■ Aim of the task
Without the pictures, retype exactly the lines from the top of the entries below through the line that contains "from matplotlib.ticker import".

(Excerpt from a dataset)
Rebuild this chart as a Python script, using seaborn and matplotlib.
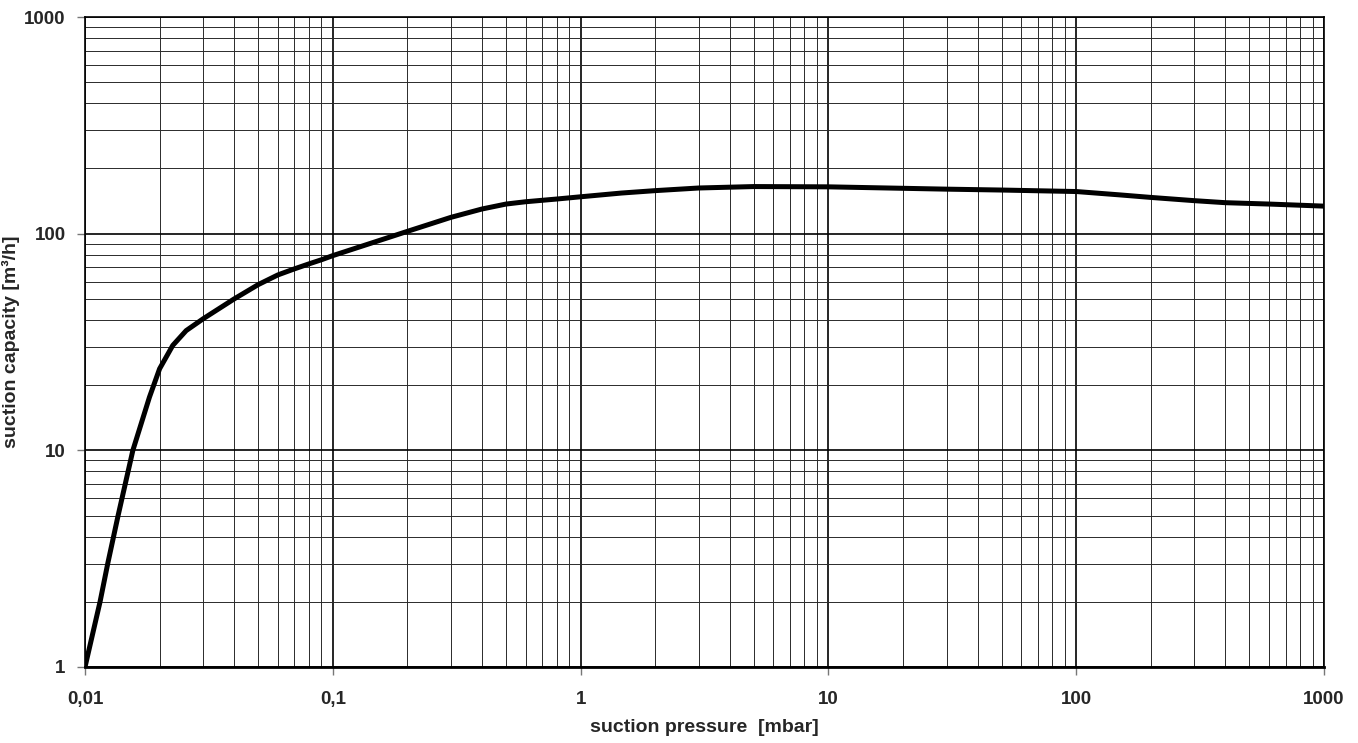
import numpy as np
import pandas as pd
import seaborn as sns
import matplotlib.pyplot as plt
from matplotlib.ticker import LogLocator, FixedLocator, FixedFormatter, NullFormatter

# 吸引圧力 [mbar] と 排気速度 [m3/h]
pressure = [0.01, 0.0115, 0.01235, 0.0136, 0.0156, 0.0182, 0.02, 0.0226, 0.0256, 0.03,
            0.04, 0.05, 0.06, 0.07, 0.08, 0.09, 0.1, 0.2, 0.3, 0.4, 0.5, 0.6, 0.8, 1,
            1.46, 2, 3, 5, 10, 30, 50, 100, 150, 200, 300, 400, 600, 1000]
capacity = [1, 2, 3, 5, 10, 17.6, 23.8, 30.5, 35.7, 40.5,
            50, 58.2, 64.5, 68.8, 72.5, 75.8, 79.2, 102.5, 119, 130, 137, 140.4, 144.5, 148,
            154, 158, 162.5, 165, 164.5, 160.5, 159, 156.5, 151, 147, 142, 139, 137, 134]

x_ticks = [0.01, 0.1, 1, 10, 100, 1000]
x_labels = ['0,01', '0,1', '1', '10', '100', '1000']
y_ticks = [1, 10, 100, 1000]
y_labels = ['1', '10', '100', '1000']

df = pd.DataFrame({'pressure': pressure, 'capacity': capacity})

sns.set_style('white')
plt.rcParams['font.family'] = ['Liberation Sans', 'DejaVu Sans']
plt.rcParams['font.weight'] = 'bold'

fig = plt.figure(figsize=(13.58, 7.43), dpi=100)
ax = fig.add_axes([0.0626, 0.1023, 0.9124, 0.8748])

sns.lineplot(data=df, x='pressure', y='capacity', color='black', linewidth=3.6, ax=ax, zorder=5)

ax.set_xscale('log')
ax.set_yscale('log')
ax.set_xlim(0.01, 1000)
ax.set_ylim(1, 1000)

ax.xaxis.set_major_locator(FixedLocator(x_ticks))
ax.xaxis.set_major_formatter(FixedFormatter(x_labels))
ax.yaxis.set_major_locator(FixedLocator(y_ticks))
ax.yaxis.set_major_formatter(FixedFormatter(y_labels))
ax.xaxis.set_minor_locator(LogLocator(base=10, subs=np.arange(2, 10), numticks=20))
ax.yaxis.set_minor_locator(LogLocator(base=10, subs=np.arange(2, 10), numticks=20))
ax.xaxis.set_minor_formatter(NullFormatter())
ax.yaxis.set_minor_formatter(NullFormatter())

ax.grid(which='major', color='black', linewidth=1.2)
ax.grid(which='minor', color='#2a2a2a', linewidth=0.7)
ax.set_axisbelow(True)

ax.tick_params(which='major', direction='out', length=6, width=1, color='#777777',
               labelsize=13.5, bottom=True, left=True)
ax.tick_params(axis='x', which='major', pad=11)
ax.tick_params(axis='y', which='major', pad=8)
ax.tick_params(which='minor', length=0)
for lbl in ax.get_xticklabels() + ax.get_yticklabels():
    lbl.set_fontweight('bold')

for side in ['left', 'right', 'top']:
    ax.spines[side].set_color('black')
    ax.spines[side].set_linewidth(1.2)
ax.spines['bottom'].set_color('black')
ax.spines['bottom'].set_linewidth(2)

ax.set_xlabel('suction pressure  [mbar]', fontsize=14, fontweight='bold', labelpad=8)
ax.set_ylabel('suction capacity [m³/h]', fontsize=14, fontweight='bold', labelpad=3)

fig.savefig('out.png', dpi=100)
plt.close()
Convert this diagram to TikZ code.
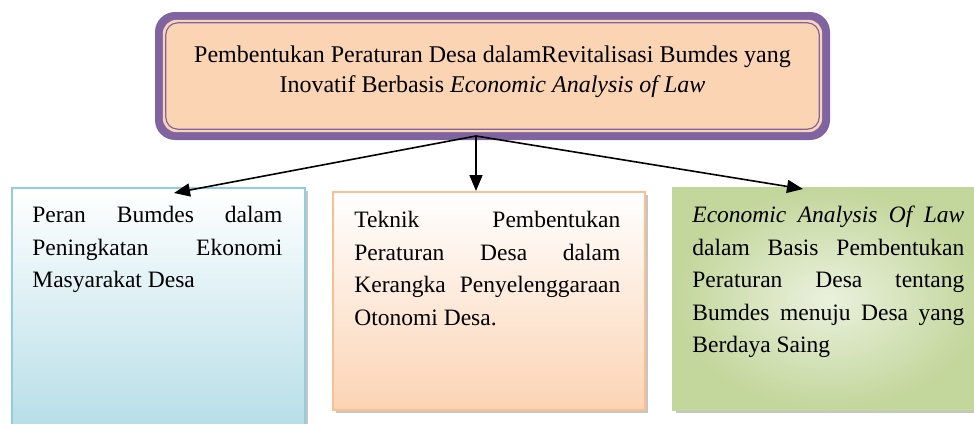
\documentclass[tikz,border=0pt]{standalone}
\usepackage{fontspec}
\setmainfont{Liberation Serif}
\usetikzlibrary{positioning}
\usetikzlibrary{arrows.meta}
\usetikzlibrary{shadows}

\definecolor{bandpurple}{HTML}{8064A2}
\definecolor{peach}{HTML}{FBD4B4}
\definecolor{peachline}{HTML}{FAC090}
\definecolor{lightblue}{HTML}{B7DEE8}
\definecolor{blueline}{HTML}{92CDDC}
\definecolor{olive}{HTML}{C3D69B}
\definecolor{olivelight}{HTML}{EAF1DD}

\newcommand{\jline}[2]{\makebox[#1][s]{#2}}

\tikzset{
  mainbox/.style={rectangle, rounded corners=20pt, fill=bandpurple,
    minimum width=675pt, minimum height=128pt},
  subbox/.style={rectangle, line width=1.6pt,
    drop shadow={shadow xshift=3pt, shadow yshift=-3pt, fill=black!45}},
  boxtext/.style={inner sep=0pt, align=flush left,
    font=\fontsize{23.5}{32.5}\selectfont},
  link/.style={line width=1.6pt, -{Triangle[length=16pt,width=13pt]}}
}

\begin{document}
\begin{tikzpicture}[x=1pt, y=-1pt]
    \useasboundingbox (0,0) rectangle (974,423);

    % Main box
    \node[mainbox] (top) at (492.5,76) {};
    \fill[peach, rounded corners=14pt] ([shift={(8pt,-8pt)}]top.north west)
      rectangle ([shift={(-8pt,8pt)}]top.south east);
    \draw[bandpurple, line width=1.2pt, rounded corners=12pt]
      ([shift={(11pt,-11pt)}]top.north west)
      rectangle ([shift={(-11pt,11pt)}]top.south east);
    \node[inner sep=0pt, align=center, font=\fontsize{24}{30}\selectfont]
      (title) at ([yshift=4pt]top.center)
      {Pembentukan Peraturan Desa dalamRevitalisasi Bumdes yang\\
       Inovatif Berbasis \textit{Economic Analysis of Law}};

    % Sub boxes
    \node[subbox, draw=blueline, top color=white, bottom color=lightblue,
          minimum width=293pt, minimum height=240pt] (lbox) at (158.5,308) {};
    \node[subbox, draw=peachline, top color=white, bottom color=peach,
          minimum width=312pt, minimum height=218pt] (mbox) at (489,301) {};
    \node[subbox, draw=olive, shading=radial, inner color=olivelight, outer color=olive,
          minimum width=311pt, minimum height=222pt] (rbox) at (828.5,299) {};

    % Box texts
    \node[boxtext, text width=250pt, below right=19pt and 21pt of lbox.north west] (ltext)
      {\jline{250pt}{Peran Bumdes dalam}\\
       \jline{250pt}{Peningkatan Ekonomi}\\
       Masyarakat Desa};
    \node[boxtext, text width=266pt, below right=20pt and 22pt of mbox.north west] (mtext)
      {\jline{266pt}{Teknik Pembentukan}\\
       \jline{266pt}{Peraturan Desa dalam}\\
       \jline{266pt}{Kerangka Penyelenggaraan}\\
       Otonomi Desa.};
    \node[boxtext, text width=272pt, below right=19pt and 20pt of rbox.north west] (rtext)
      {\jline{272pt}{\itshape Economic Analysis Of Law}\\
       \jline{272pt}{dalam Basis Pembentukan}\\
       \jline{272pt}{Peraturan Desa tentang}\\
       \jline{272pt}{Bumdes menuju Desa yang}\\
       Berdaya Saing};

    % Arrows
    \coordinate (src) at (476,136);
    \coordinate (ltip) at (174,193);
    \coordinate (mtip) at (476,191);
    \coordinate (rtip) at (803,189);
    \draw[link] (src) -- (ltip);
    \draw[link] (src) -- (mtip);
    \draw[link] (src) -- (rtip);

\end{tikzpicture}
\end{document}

■ Final result
Rebuild this chart as a Python script, using seaborn and matplotlib.
import numpy as np
import pandas as pd
import seaborn as sns
import matplotlib.pyplot as plt
from matplotlib.ticker import LogLocator, FixedLocator, FixedFormatter, NullFormatter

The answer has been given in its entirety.